• _The exercise_
Your task is to repeat the lines below exactly, excluding any pictures they contain.

• _Available data_
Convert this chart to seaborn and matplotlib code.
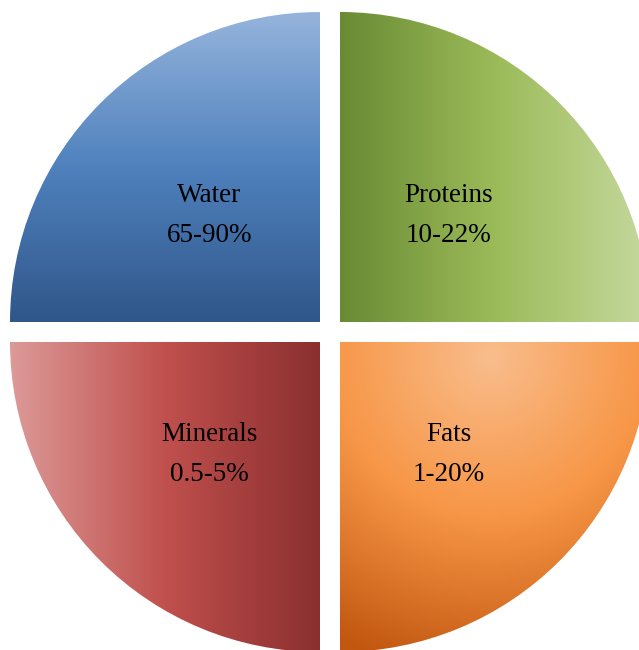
import numpy as np
import matplotlib
matplotlib.use("Agg")
import matplotlib.pyplot as plt
import seaborn as sns
from matplotlib.colors import LinearSegmentedColormap

sns.set_theme(style="white")
plt.rcParams['font.family'] = ['Liberation Serif', 'DejaVu Serif']

# Data
categories = ["Water", "Minerals", "Fats", "Proteins"]
ranges = ["65-90%", "0.5-5%", "1-20%", "10-22%"]
shares = [1, 1, 1, 1]

W, H = 639, 650
fig = plt.figure(figsize=(W / 100, H / 100), dpi=100)
ax = fig.add_axes([0, 0, 1, 1])

cx, cy, R = 330, H - 332, 310
off = 10 * np.sqrt(2)  # explode is in data units here

wedges, texts = ax.pie(shares, startangle=90, counterclock=True, radius=R,
                       center=(cx, cy), explode=[off] * 4,
                       labels=[f"{c}\n{r}" for c, r in zip(categories, ranges)],
                       labeldistance=0.5,
                       textprops=dict(fontsize=19.5, color="black", ha="center",
                                      va="center", linespacing=1.75),
                       wedgeprops=dict(linewidth=0))

ax.set_xlim(0, W)
ax.set_ylim(0, H)
ax.set_aspect('equal')
ax.axis('off')

n = 256
grad_h = np.linspace(0, 1, n)[None, :]  # left -> right
grad_v = np.linspace(0, 1, n)[:, None]  # top -> bottom (origin upper)

water_cmap = LinearSegmentedColormap.from_list("w", ["#95b4dc", "#4f81bd", "#30568a"])
prot_cmap = LinearSegmentedColormap.from_list("p", ["#6a8a34", "#9bbb59", "#c6d99e"])
min_cmap = LinearSegmentedColormap.from_list("m", ["#dc9a98", "#c0504d", "#8a2f2f"])
fat_cmap = LinearSegmentedColormap.from_list("f", ["#f9bd8c", "#f79646", "#c25710"])

for w, lab in zip(wedges, categories):
    w.set_facecolor("none")
    x0, y0 = w.center
    if lab == "Water":
        img, cmap, ext = np.repeat(grad_v, n, axis=1), water_cmap, (x0 - R, x0, y0, y0 + R)
    elif lab == "Proteins":
        img, cmap, ext = np.repeat(grad_h, n, axis=0), prot_cmap, (x0, x0 + R, y0, y0 + R)
    elif lab == "Minerals":
        img, cmap, ext = np.repeat(grad_h, n, axis=0), min_cmap, (x0 - R, x0, y0 - R, y0)
    else:
        xs = np.linspace(x0, x0 + R, n)
        ys = np.linspace(y0, y0 - R, n)
        X, Y = np.meshgrid(xs, ys)
        fx, fy = x0 + 150, y0 - 15
        d = np.sqrt((X - fx) ** 2 + (Y - fy) ** 2) / 320
        img, cmap, ext = np.clip(d, 0, 1), fat_cmap, (x0, x0 + R, y0 - R, y0)
    im = ax.imshow(img, cmap=cmap, extent=ext, origin="upper", aspect="auto",
                   interpolation="bilinear", zorder=0.5)
    im.set_clip_path(w)

for t in texts:
    t.set_zorder(3)
    x, y = t.get_position()
    t.set_position((x - 1, y - 3))

ax.set_xlim(0, W)
ax.set_ylim(0, H)
fig.savefig("out.png", dpi=100)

• _Worked answer_
Convert this chart to seaborn and matplotlib code.
import numpy as np
import matplotlib
matplotlib.use("Agg")
import matplotlib.pyplot as plt
import seaborn as sns
from matplotlib.colors import LinearSegmentedColormap

sns.set_theme(style="white")
plt.rcParams['font.family'] = ['Liberation Serif', 'DejaVu Serif']

# Data
categories = ["Water", "Minerals", "Fats", "Proteins"]
ranges = ["65-90%", "0.5-5%", "1-20%", "10-22%"]
shares = [1, 1, 1, 1]

W, H = 639, 650
fig = plt.figure(figsize=(W / 100, H / 100), dpi=100)
ax = fig.add_axes([0, 0, 1, 1])

cx, cy, R = 330, H - 332, 310
off = 10 * np.sqrt(2)  # explode is in data units here

wedges, texts = ax.pie(shares, startangle=90, counterclock=True, radius=R,
                       center=(cx, cy), explode=[off] * 4,
                       labels=[f"{c}\n{r}" for c, r in zip(categories, ranges)],
                       labeldistance=0.5,
                       textprops=dict(fontsize=19.5, color="black", ha="center",
                                      va="center", linespacing=1.75),
                       wedgeprops=dict(linewidth=0))

ax.set_xlim(0, W)
ax.set_ylim(0, H)
ax.set_aspect('equal')
ax.axis('off')

n = 256
grad_h = np.linspace(0, 1, n)[None, :]  # left -> right
grad_v = np.linspace(0, 1, n)[:, None]  # top -> bottom (origin upper)

water_cmap = LinearSegmentedColormap.from_list("w", ["#95b4dc", "#4f81bd", "#30568a"])
prot_cmap = LinearSegmentedColormap.from_list("p", ["#6a8a34", "#9bbb59", "#c6d99e"])
min_cmap = LinearSegmentedColormap.from_list("m", ["#dc9a98", "#c0504d", "#8a2f2f"])
fat_cmap = LinearSegmentedColormap.from_list("f", ["#f9bd8c", "#f79646", "#c25710"])

for w, lab in zip(wedges, categories):
    w.set_facecolor("none")
    x0, y0 = w.center
    if lab == "Water":
        img, cmap, ext = np.repeat(grad_v, n, axis=1), water_cmap, (x0 - R, x0, y0, y0 + R)
    elif lab == "Proteins":
        img, cmap, ext = np.repeat(grad_h, n, axis=0), prot_cmap, (x0, x0 + R, y0, y0 + R)
    elif lab == "Minerals":
        img, cmap, ext = np.repeat(grad_h, n, axis=0), min_cmap, (x0 - R, x0, y0 - R, y0)
    else:
        xs = np.linspace(x0, x0 + R, n)
        ys = np.linspace(y0, y0 - R, n)
        X, Y = np.meshgrid(xs, ys)
        fx, fy = x0 + 150, y0 - 15
        d = np.sqrt((X - fx) ** 2 + (Y - fy) ** 2) / 320
        img, cmap, ext = np.clip(d, 0, 1), fat_cmap, (x0, x0 + R, y0 - R, y0)
    im = ax.imshow(img, cmap=cmap, extent=ext, origin="upper", aspect="auto",
                   interpolation="bilinear", zorder=0.5)
    im.set_clip_path(w)

for t in texts:
    t.set_zorder(3)
    x, y = t.get_position()
    t.set_position((x - 1, y - 3))

ax.set_xlim(0, W)
ax.set_ylim(0, H)
fig.savefig("out.png", dpi=100)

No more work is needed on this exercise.